Jakarta – Kementerian Hukum dan Hak Asasi Manusia (Kemenkumham) melalui Direktorat Jenderal Administrasi Hukum Umum (Ditjen AHU) menjadi delegasi Indonesia dalam Criminal Justice Forum pertama untuk Asia Pasifik yang diselenggarakan oleh Pemerintah Jepang dan Kantor Perserikatan Bangsa-Bangsa (PBB) Urusan Narkoba dan Kejahatan.
Forum yang baru pertama diselenggarakan tersebut berfungsi sebagai forum untuk saling bertukar pandangan maupun pengalaman yang akan memperkuat kerja sama internasional antara negara-negara di kawasan Asia Pasifik dalam memerangi kejahatan transnasional.
Dalam kesempatan tersebut Direktur Otoritas Pusat dan Hukum Internasional (OPHI), Tudiono, menyampaikan bahwa Indonesia telah melakukan berbagai upaya dalam menghadapi tantangan terkait kerja sama internasional terutama sehubungan adanya pandemi Covid-19 yang telah masuk pada tahun ketiga ini.
“Indonesia telah melakukan penyesuaian dalam melakukan kerja sama Mutual Legal Assistance (MLA) dengan memanfaatkan teknologi informasi dan komunikasi, melakukan pertemuan casework secara virtual, akses digital terhadap bukti lintas batas, dan penggunaan tanda tangan elektronik untuk mendukung pelaksanaan kerja sama internasional di bidang MLA dan ekstradisi,” ujar Tudiono di Jakarta (14/02/22).

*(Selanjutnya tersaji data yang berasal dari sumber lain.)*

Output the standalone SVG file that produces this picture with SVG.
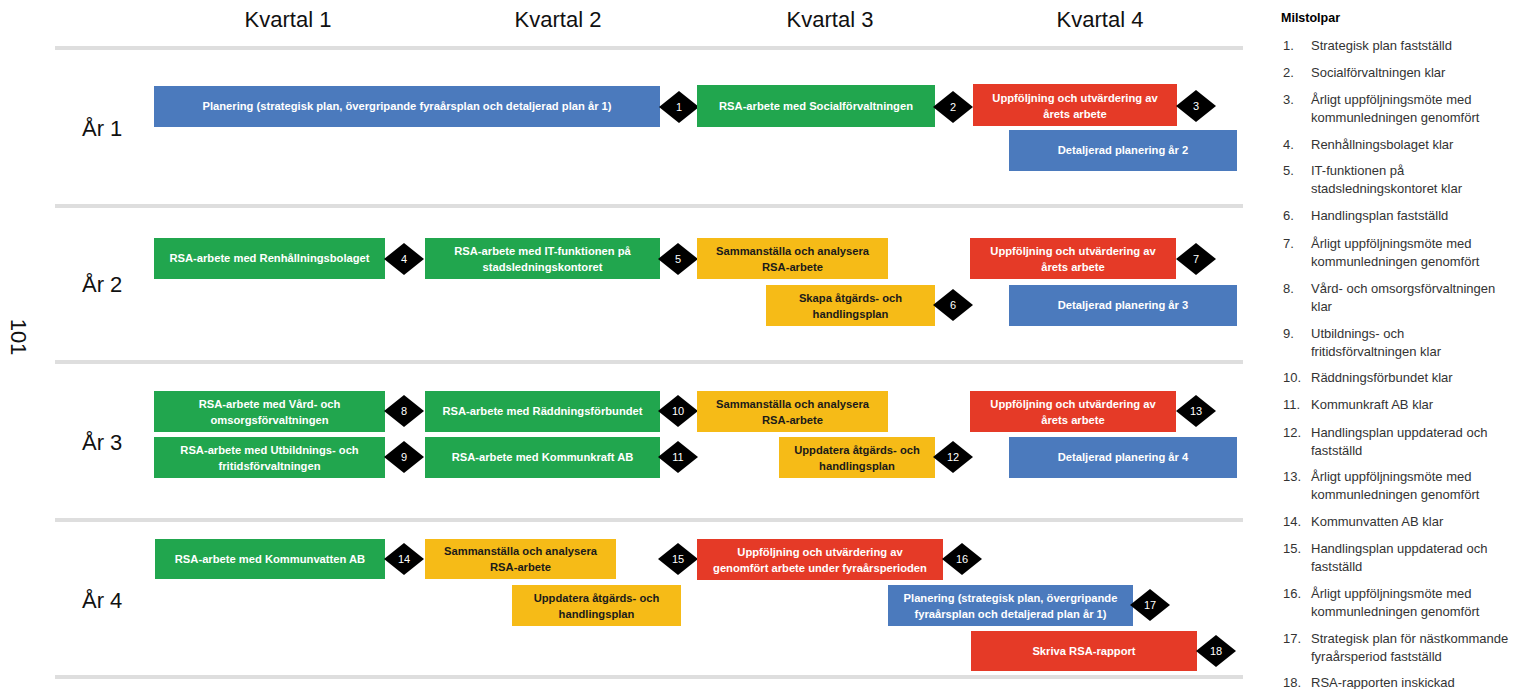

Dirinya juga menambahkan mengenai pentingnya meningkatkan keamanan siber untuk mencegah dan melawan kebocoran data elektronik yang bersifat rahasia dalam pelaksanaan kerja sama internasional.
Dalam periode tahun 2019 hingga 2021, Indonesia telah mengajukan 14 permintaan MLA dan menerima 33 MLA dari negara lain. Dari berbagai bentuk permintaan MLA yang diajukan, kasus penipuan dan pencucian uang yang melibatkan multi-yurisdiksi menjadi pelanggaran nomor satu dalam permintaan MLA dan ekstradisi.
“Saat ini Indonesia tengah berupaya meningkatkan kerja sama internasional melalui kebijakan dengan mengembangkan undang-undang dan peraturan yang berkaitan dengan MLA serta ekstradisi seperti Undang-Undang Perampasan Aset,” jelas Tudiono.
Direktur OPHI juga menambahkan bahwa dalam pelaksanaan kerja sama internasional juga dibutuhkan adanya komitmen dan semangat dari masing-masing negara yang berpartisipasi.
“Kerja sama antarnegara diperlukan untuk menuju sistem peradilan pidana yang kuat dan adaptif demi mendukung terwujudnya Agenda Pembangunan Berkelanjutan 2030,” tutup Tudiono.